Extracting new spatial entities and relations from short messages
Extraction de nouvelles entités spatiales et relations à partir de messages courts
Résumé
In the past few years, texts have become an important spatial data resource, in addition to maps, satellite images and GPS. Electronic written texts used in mediated interactions, especially short messages (SMS, tweets, etc.), have triggered the emergence of new ways of writing. Extracting information from such short messages, which represent a rich source of information and opinion, is highly important due to the new and challenging text style. Short messages are, however, difficult to analyze because of their brief, unstructured and informal nature. The work presented in this paper is aimed at extracting spatial information from two authentic corpora of SMS and tweets in French in order to take advantage of the vast amount of geographical knowledge expressed in diverse natural language texts.
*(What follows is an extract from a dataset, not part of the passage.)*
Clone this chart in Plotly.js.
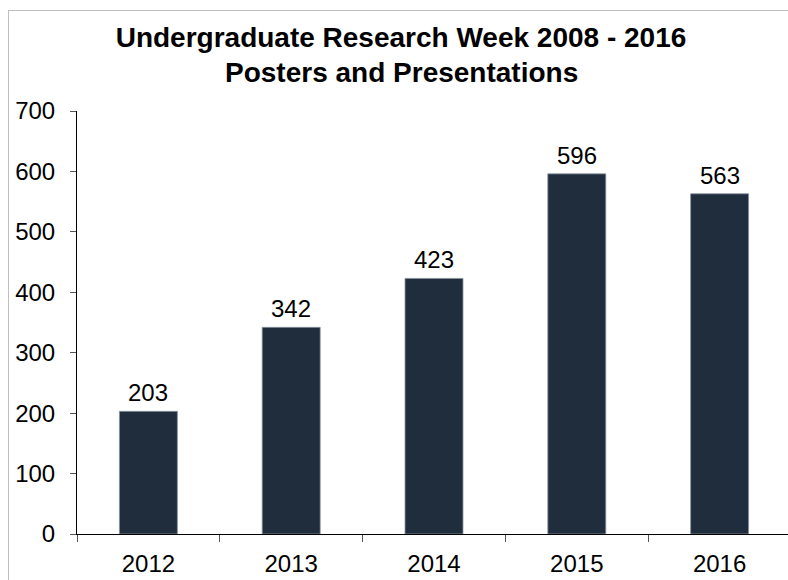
<!DOCTYPE html>
<html>
<head>
<meta charset="utf-8">
<script src="https://cdn.plot.ly/plotly-3.0.1.min.js"></script>
<style>
html,body{margin:0;padding:0;overflow:hidden;background:#fff;}
#wrap{position:relative;width:788px;height:580px;overflow:hidden;}
#chart{position:absolute;left:0;top:0;width:791px;height:580px;}
#frame{position:absolute;left:8px;top:10px;width:820px;height:620px;border-left:1px solid #bfbfbf;border-top:1px solid #bfbfbf;pointer-events:none;}
</style>
</head>
<body>
<div id="wrap"><div id="chart"></div><div id="frame"></div></div>
<script>
const years = ['2012', '2013', '2014', '2015', '2016'];
const counts = [203, 342, 423, 596, 563];
const yTicks = [0, 100, 200, 300, 400, 500, 600, 700];
const titleMain = 'Undergraduate Research Week 2008 - 2016';
const titleSub = 'Posters and Presentations';

const font = 'Liberation Sans, Arial, sans-serif';

const trace = {
  type: 'bar',
  x: years,
  y: counts,
  width: 0.406,
  marker: {color: '#1f2d3d', line: {color: '#8a949e', width: 0.8}},
  hoverinfo: 'none'
};

const annotations = years.map((yr, i) => ({
  x: i, y: counts[i], xref: 'x', yref: 'y',
  text: String(counts[i]), showarrow: false,
  yanchor: 'bottom', yshift: 3,
  font: {family: font, size: 24, color: '#000'}
}));

annotations.push({
  text: '<b>' + titleSub + '</b>', showarrow: false,
  xref: 'paper', yref: 'paper', x: (401 - 77) / 714, y: 1,
  xanchor: 'center', yanchor: 'bottom', yshift: 21,
  font: {family: font, size: 28, color: '#000'}
});

const layout = {
  width: 791, height: 580,
  margin: {l: 77, r: 0, t: 111, b: 46, pad: 0},
  paper_bgcolor: '#fff', plot_bgcolor: '#fff',
  font: {family: font, size: 24, color: '#000'},
  title: {
    text: '<b>' + titleMain + '</b>',
    x: 401 / 791, xanchor: 'center', xref: 'container',
    y: 1 - 27 / 580, yanchor: 'top', yref: 'container',
    font: {family: font, size: 28, color: '#000'}
  },
  showlegend: false,
  xaxis: {
    type: 'category', range: [-0.5, 4.5], showline: true, linecolor: '#000', linewidth: 1,
    ticks: 'outside', ticklen: 7, tickcolor: '#555', tickson: 'boundaries',
    showgrid: false, zeroline: false, ticklabelstandoff: 8,
    tickfont: {family: font, size: 24, color: '#000'}, fixedrange: true
  },
  yaxis: {
    range: [0, 700], tickvals: yTicks, showline: true, linecolor: '#000', linewidth: 1,
    ticks: 'outside', ticklen: 6, tickcolor: '#555', showgrid: false, zeroline: false,
    ticklabelstandoff: 10,
    tickfont: {family: font, size: 24, color: '#000'}, fixedrange: true
  },
  annotations: annotations
};

Plotly.newPlot('chart', [trace], layout, {displayModeBar: false, staticPlot: true});
</script>
</body>
</html>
We propose a process in which, firstly, we extract new spatial entities (e.g. Monpelier, Montpel are associated with the place name Montpellier). Secondly, we identify new spatial relations that precede these spatial entities (e.g. sur, par, etc.). Finally, we propose a general pattern for discovering spatial relations (e.g. SR + Preposition). The task is very challenging and complex due to the specificity of short messages language, which is based on weakly standardized modes of writing (lexical creation, massive use of abbreviations, textual variants, etc.). The experiments that were carried out on the two corpora 88milSMS and Tweets highlight the efficiency of our proposed strategy for identifying new kinds of spatial entities and relations. © 2016 ACM.